For millions of Americans, this sense of identity is linked — for better AND for worse — with religion.
Journalists who dug deep into that headline-friendly Pew Forum study on the religiously unaffiliated — “Nones on the Rise“ — found that for many of these Americans their lives were truly defined by their rejection of traditional religious teachings on sexuality and related moral issues. In other words, their rejection of these doctrines had evolved into doctrines that defined how they related to their neighbors.
This reminded me of studies, beginning 15 years ago, by two political scientists at the City University of New York. Gerald De Maio and Louis Bolce had discovered a powerful niche “secular” group in American life — voters and political activists driven by their fierce opposition (“hatred” even) — of “fundamentalist” Protestants and Catholics. Click here (2004) and here (2017) for two “On Religion” columns about their work.

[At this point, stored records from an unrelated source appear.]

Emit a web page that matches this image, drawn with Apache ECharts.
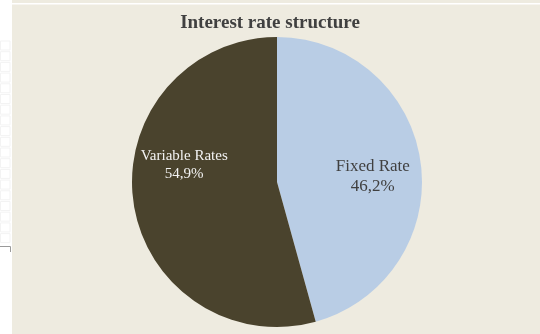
<!DOCTYPE html>
<html>
<head>
<meta charset="utf-8">
<script src="https://cdn.jsdelivr.net/npm/echarts@6/dist/echarts.min.js"></script>
<style>
  html, body { margin: 0; padding: 0; background: #fff; }
  #chart { width: 540px; height: 334px; }
</style>
</head>
<body>
<div id="chart"></div>
<script>
// data (labels in the source add up to 101,1%)
var categories = ['Fixed Rate', 'Variable Rates'];
var values = [46.2, 54.9];
var colors = ['#b9cde5', '#4a432d'];
var labelColors = ['#404040', '#f2f2f2'];

var myChart = echarts.init(document.getElementById('chart'));

// left margin strip with the little boxes
var decor = [
	{ type: 'rect', shape: { x: 0, y: 0, width: 12, height: 334 }, style: { fill: '#ffffff' }, silent: true },
	{ type: 'rect', shape: { x: 12, y: 3, width: 528, height: 1.5 }, style: { fill: '#ffffff' }, silent: true },
	{ type: 'polyline', shape: { points: [[0, 246.5], [10.5, 246.5], [10.5, 252]] }, style: { stroke: '#9a9a9a', lineWidth: 1, fill: null }, silent: true }
];
for (var y = 41; y < 240; y += 10.7) {
	decor.push({ type: 'rect', shape: { x: 0.5, y: y, width: 9.5, height: 9 }, style: { fill: '#ffffff', stroke: '#f3f3f3', lineWidth: 1 }, silent: true });
}

var labelOffsets = [[21, 5], [-18, -27]];
var labelSizes = [17, 15];

var option = {
	backgroundColor: '#eeebe0',
	animation: false,
	title: {
		text: 'Interest rate structure',
		left: 'center',
		top: 9,
		textStyle: {
			fontFamily: 'Liberation Serif',
			fontWeight: 'bold',
			fontSize: 19,
			color: '#404040'
		}
	},
	graphic: decor,
	series: [
		{
			type: 'pie',
			center: [277, 182],
			radius: [0, 145],
			startAngle: 90,
			clockwise: true,
			label: {
				show: true,
				position: 'inside',
				fontFamily: 'Liberation Serif',
				formatter: function (p) {
					return p.name + '\n' + p.value.toFixed(1).replace('.', ',') + '%';
				}
			},
			labelLine: { show: false },
			emphasis: { disabled: true },
			data: categories.map(function (name, i) {
				return {
					name: name,
					value: values[i],
					itemStyle: { color: colors[i] },
					label: {
						color: labelColors[i],
						fontSize: labelSizes[i],
						lineHeight: labelSizes[i] + 3,
						offset: labelOffsets[i]
					}
				};
			})
		}
	]
};
myChart.setOption(option);
</script>
</body>
</html>
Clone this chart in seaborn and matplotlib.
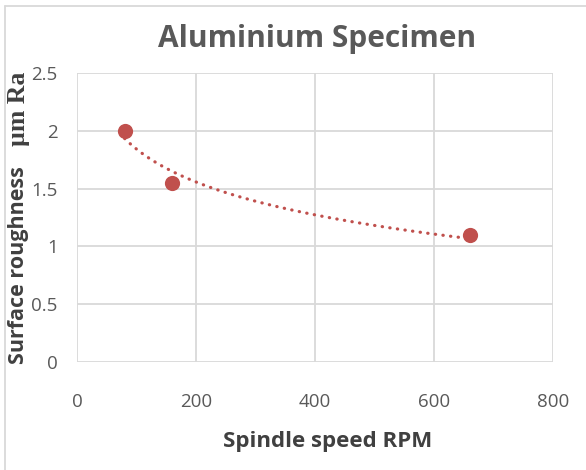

Apparently, people who life in “flyover” country are, to one degree or another, surrounded by the viewpoints found in elite media, entertainment, academia and elsewhere. Many of them develop Trump-style anger about that, but many do not — especially when dealing with their neighbors. But the people in the deep-blue centers of urban power? Not so much.
This is a provocative must-read and the interactive map — county-by-county data — is worthy of close attention by journalists.